Work instructions. The answer should be a single number: how many lines of the entries below hold the word "this".

# Start of Stored data

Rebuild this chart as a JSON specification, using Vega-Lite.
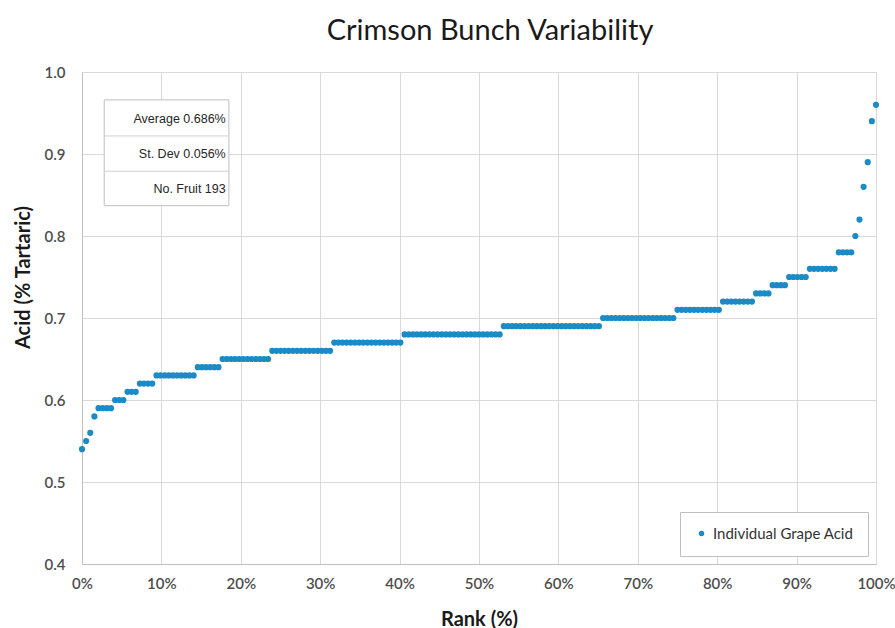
{
  "$schema": "https://vega.github.io/schema/vega-lite/v6.json",
  "autosize": {"type": "none"},
  "width": 794,
  "height": 492,
  "padding": {"left": 82, "top": 72, "right": 19, "bottom": 64},
  "background": "#ffffff",
  "title": {"text": "Crimson Bunch Variability", "font": "Lato", "fontSize": 29, "fontWeight": "normal", "color": "#1a1a1a", "anchor": "middle", "frame": "group", "offset": 19, "dx": 11},
  "config": {
    "view": {"stroke": null},
    "axis": {"labelFont": "Lato", "labelFontSize": 15, "labelFontWeight": 600, "labelColor": "#4d4d4d", "titleFont": "Lato", "titleFontSize": 20, "titleFontWeight": "bold", "titleColor": "#1a1a1a", "gridColor": "#d9d9d9", "domainColor": "#bfbfbf", "ticks": false, "labelFlush": false}
  },
  "layer": [
    {
      "data": {"values": [
        {"r":0,"a":0.54},{"r":0.52,"a":0.55},{"r":1.04,"a":0.56},{"r":1.56,"a":0.58},
        {"r":2.08,"a":0.59},{"r":2.6,"a":0.59},{"r":3.13,"a":0.59},{"r":3.65,"a":0.59},
        {"r":4.17,"a":0.6},{"r":4.69,"a":0.6},{"r":5.21,"a":0.6},
        {"r":5.73,"a":0.61},{"r":6.25,"a":0.61},{"r":6.77,"a":0.61},
        {"r":7.29,"a":0.62},{"r":7.81,"a":0.62},{"r":8.33,"a":0.62},{"r":8.85,"a":0.62},
        {"r":9.38,"a":0.63},{"r":9.9,"a":0.63},{"r":10.42,"a":0.63},{"r":10.94,"a":0.63},{"r":11.46,"a":0.63},{"r":11.98,"a":0.63},{"r":12.5,"a":0.63},{"r":13.02,"a":0.63},{"r":13.54,"a":0.63},{"r":14.06,"a":0.63},
        {"r":14.58,"a":0.64},{"r":15.1,"a":0.64},{"r":15.63,"a":0.64},{"r":16.15,"a":0.64},{"r":16.67,"a":0.64},{"r":17.19,"a":0.64},
        {"r":17.71,"a":0.65},{"r":18.23,"a":0.65},{"r":18.75,"a":0.65},{"r":19.27,"a":0.65},{"r":19.79,"a":0.65},{"r":20.31,"a":0.65},{"r":20.83,"a":0.65},{"r":21.35,"a":0.65},{"r":21.88,"a":0.65},{"r":22.4,"a":0.65},{"r":22.92,"a":0.65},{"r":23.44,"a":0.65},
        {"r":23.96,"a":0.66},{"r":24.48,"a":0.66},{"r":25,"a":0.66},{"r":25.52,"a":0.66},{"r":26.04,"a":0.66},{"r":26.56,"a":0.66},{"r":27.08,"a":0.66},{"r":27.6,"a":0.66},{"r":28.13,"a":0.66},{"r":28.65,"a":0.66},{"r":29.17,"a":0.66},{"r":29.69,"a":0.66},{"r":30.21,"a":0.66},{"r":30.73,"a":0.66},{"r":31.25,"a":0.66},
        {"r":31.77,"a":0.67},{"r":32.29,"a":0.67},{"r":32.81,"a":0.67},{"r":33.33,"a":0.67},{"r":33.85,"a":0.67},{"r":34.38,"a":0.67},{"r":34.9,"a":0.67},{"r":35.42,"a":0.67},{"r":35.94,"a":0.67},{"r":36.46,"a":0.67},{"r":36.98,"a":0.67},{"r":37.5,"a":0.67},{"r":38.02,"a":0.67},{"r":38.54,"a":0.67},{"r":39.06,"a":0.67},{"r":39.58,"a":0.67},{"r":40.1,"a":0.67},
        {"r":40.63,"a":0.68},{"r":41.15,"a":0.68},{"r":41.67,"a":0.68},{"r":42.19,"a":0.68},{"r":42.71,"a":0.68},{"r":43.23,"a":0.68},{"r":43.75,"a":0.68},{"r":44.27,"a":0.68},{"r":44.79,"a":0.68},{"r":45.31,"a":0.68},{"r":45.83,"a":0.68},{"r":46.35,"a":0.68},{"r":46.88,"a":0.68},{"r":47.4,"a":0.68},{"r":47.92,"a":0.68},{"r":48.44,"a":0.68},{"r":48.96,"a":0.68},{"r":49.48,"a":0.68},{"r":50,"a":0.68},{"r":50.52,"a":0.68},{"r":51.04,"a":0.68},{"r":51.56,"a":0.68},{"r":52.08,"a":0.68},{"r":52.6,"a":0.68},
        {"r":53.13,"a":0.69},{"r":53.65,"a":0.69},{"r":54.17,"a":0.69},{"r":54.69,"a":0.69},{"r":55.21,"a":0.69},{"r":55.73,"a":0.69},{"r":56.25,"a":0.69},{"r":56.77,"a":0.69},{"r":57.29,"a":0.69},{"r":57.81,"a":0.69},{"r":58.33,"a":0.69},{"r":58.85,"a":0.69},{"r":59.38,"a":0.69},{"r":59.9,"a":0.69},{"r":60.42,"a":0.69},{"r":60.94,"a":0.69},{"r":61.46,"a":0.69},{"r":61.98,"a":0.69},{"r":62.5,"a":0.69},{"r":63.02,"a":0.69},{"r":63.54,"a":0.69},{"r":64.06,"a":0.69},{"r":64.58,"a":0.69},{"r":65.1,"a":0.69},
        {"r":65.63,"a":0.7},{"r":66.15,"a":0.7},{"r":66.67,"a":0.7},{"r":67.19,"a":0.7},{"r":67.71,"a":0.7},{"r":68.23,"a":0.7},{"r":68.75,"a":0.7},{"r":69.27,"a":0.7},{"r":69.79,"a":0.7},{"r":70.31,"a":0.7},{"r":70.83,"a":0.7},{"r":71.35,"a":0.7},{"r":71.88,"a":0.7},{"r":72.4,"a":0.7},{"r":72.92,"a":0.7},{"r":73.44,"a":0.7},{"r":73.96,"a":0.7},{"r":74.48,"a":0.7},
        {"r":75,"a":0.71},{"r":75.52,"a":0.71},{"r":76.04,"a":0.71},{"r":76.56,"a":0.71},{"r":77.08,"a":0.71},{"r":77.6,"a":0.71},{"r":78.13,"a":0.71},{"r":78.65,"a":0.71},{"r":79.17,"a":0.71},{"r":79.69,"a":0.71},{"r":80.21,"a":0.71},
        {"r":80.73,"a":0.72},{"r":81.25,"a":0.72},{"r":81.77,"a":0.72},{"r":82.29,"a":0.72},{"r":82.81,"a":0.72},{"r":83.33,"a":0.72},{"r":83.85,"a":0.72},{"r":84.38,"a":0.72},
        {"r":84.9,"a":0.73},{"r":85.42,"a":0.73},{"r":85.94,"a":0.73},{"r":86.46,"a":0.73},
        {"r":86.98,"a":0.74},{"r":87.5,"a":0.74},{"r":88.02,"a":0.74},{"r":88.54,"a":0.74},
        {"r":89.06,"a":0.75},{"r":89.58,"a":0.75},{"r":90.1,"a":0.75},{"r":90.63,"a":0.75},{"r":91.15,"a":0.75},
        {"r":91.67,"a":0.76},{"r":92.19,"a":0.76},{"r":92.71,"a":0.76},{"r":93.23,"a":0.76},{"r":93.75,"a":0.76},{"r":94.27,"a":0.76},{"r":94.79,"a":0.76},
        {"r":95.31,"a":0.78},{"r":95.83,"a":0.78},{"r":96.35,"a":0.78},{"r":96.88,"a":0.78},
        {"r":97.4,"a":0.8},{"r":97.92,"a":0.82},{"r":98.44,"a":0.86},{"r":98.96,"a":0.89},{"r":99.48,"a":0.94},{"r":100,"a":0.96}
      ]},
      "mark": {"type": "point", "filled": true, "size": 38, "opacity": 1, "shape": "circle"},
      "encoding": {
        "x": {"field": "r", "type": "quantitative", "scale": {"domain": [0, 100], "nice": false}, "axis": {"values": [0,10,20,30,40,50,60,70,80,90,100], "labelExpr": "datum.value + '%'", "title": "Rank (%)", "labelPadding": 12, "titlePadding": 18}},
        "y": {"field": "a", "type": "quantitative", "scale": {"domain": [0.4, 1.0], "nice": false, "zero": false}, "axis": {"values": [0.4,0.5,0.6,0.7,0.8,0.9,1.0], "format": ".1f", "title": "Acid (% Tartaric)", "labelPadding": 17, "titlePadding": 11, "titleY": 205}},
        "color": {"datum": "Individual Grape Acid", "scale": {"range": ["#1b8bc6"]}, "legend": {"title": null, "orient": "bottom-right", "offset": 8, "padding": 14, "strokeColor": "#bfbfbf", "fillColor": "#ffffff", "labelFont": "Lato", "labelFontSize": 15, "labelColor": "#333333", "symbolSize": 30, "symbolType": "circle", "labelLimit": 300}}
      }
    },
    {
      "data": {"values": [{}]},
      "mark": {"type": "rect", "fill": "#ffffff", "stroke": "#bfbfbf", "strokeWidth": 1},
      "encoding": {"x": {"datum": 2.8}, "x2": {"datum": 18.5}, "y": {"datum": 0.966}, "y2": {"datum": 0.837}}
    },
    {
      "data": {"values": [{}]},
      "mark": {"type": "rule", "stroke": "#d0d0d0", "strokeWidth": 1},
      "encoding": {"x": {"datum": 2.8}, "x2": {"datum": 18.5}, "y": {"datum": 0.922}}
    },
    {
      "data": {"values": [{}]},
      "mark": {"type": "rule", "stroke": "#d0d0d0", "strokeWidth": 1},
      "encoding": {"x": {"datum": 2.8}, "x2": {"datum": 18.5}, "y": {"datum": 0.879}}
    },
    {
      "data": {"values": [{"label": "Average 0.686%"}]},
      "mark": {"type": "text", "align": "right", "baseline": "middle", "font": "Liberation Sans", "fontSize": 12.5, "color": "#262626"},
      "encoding": {"x": {"datum": 18.1}, "y": {"datum": 0.943}, "text": {"field": "label"}}
    },
    {
      "data": {"values": [{"label": "St. Dev 0.056%"}]},
      "mark": {"type": "text", "align": "right", "baseline": "middle", "font": "Liberation Sans", "fontSize": 12.5, "color": "#262626"},
      "encoding": {"x": {"datum": 18.1}, "y": {"datum": 0.9}, "text": {"field": "label"}}
    },
    {
      "data": {"values": [{"label": "No. Fruit 193"}]},
      "mark": {"type": "text", "align": "right", "baseline": "middle", "font": "Liberation Sans", "fontSize": 12.5, "color": "#262626"},
      "encoding": {"x": {"datum": 18.1}, "y": {"datum": 0.857}, "text": {"field": "label"}}
    }
  ]
}
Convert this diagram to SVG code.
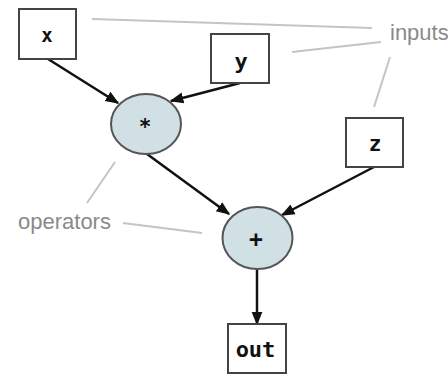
<svg xmlns="http://www.w3.org/2000/svg" width="448" height="374" viewBox="0 0 448 374">
  <defs>
    <style>
      .box { fill: #ffffff; stroke: #444444; stroke-width: 2; }
      .op { fill: #d0e0e4; stroke: #555555; stroke-width: 2; }
      .lbl { font-family: "DejaVu Sans Mono", "Liberation Mono", monospace; font-weight: bold; fill: #111111; text-anchor: middle; }
      .edge { stroke: #111111; stroke-width: 2.5; fill: none; marker-end: url(#arrow); }
      .note { stroke: #c4c4c4; stroke-width: 2; fill: none; }
      .notetext { font-family: "Liberation Sans", Arial, sans-serif; font-size: 22px; fill: #8a8a8a; }
    </style>
    <marker id="arrow" viewBox="0 0 10 10" refX="9" refY="5" markerWidth="5.5" markerHeight="5.5" orient="auto" markerUnits="strokeWidth">
      <path d="M0,1 L10,5 L0,9 z" fill="#111111"/>
    </marker>
  </defs>
  <rect width="448" height="374" fill="#ffffff"/>

  <!-- annotation leader lines -->
  <g id="annotations">
    <line class="note" x1="92" y1="19" x2="372" y2="28"/>
    <line class="note" x1="292" y1="52" x2="381" y2="42"/>
    <line class="note" x1="390" y1="57" x2="374" y2="107"/>
    <line class="note" x1="115" y1="162" x2="87" y2="203"/>
    <line class="note" x1="123" y1="223" x2="202" y2="233"/>
    <text class="notetext" x="390" y="40">inputs</text>
    <text class="notetext" x="18" y="229">operators</text>
  </g>

  <!-- connectors -->
  <g id="connectors">
    <line class="edge" x1="48" y1="59" x2="118" y2="103"/>
    <line class="edge" x1="240" y1="83" x2="171" y2="101"/>
    <line class="edge" x1="147" y1="154" x2="229" y2="214"/>
    <line class="edge" x1="374" y1="167" x2="282" y2="215"/>
    <line class="edge" x1="257" y1="269" x2="257" y2="324"/>
  </g>

  <g id="node-x">
    <rect class="box" x="19" y="9" width="57" height="50"/>
    <text class="lbl" x="47" y="42" font-size="19">x</text>
  </g>
  <g id="node-y">
    <rect class="box" x="211" y="34" width="58" height="49"/>
    <text class="lbl" x="241" y="69" font-size="22">y</text>
  </g>
  <g id="node-z">
    <rect class="box" x="346" y="118" width="57" height="49"/>
    <text class="lbl" x="375" y="151" font-size="21">z</text>
  </g>
  <g id="node-mul">
    <ellipse class="op" cx="146" cy="124" rx="35" ry="30"/>
    <text class="lbl" x="145" y="134" font-size="21">*</text>
  </g>
  <g id="node-add">
    <ellipse class="op" cx="257.5" cy="238" rx="35" ry="31"/>
    <text class="lbl" x="256" y="247" font-size="23">+</text>
  </g>
  <g id="node-out">
    <rect class="box" x="228" y="324" width="58" height="49"/>
    <text class="lbl" x="255.5" y="357" font-size="22">out</text>
  </g>
</svg>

# End of Stored data

Worked answer. 2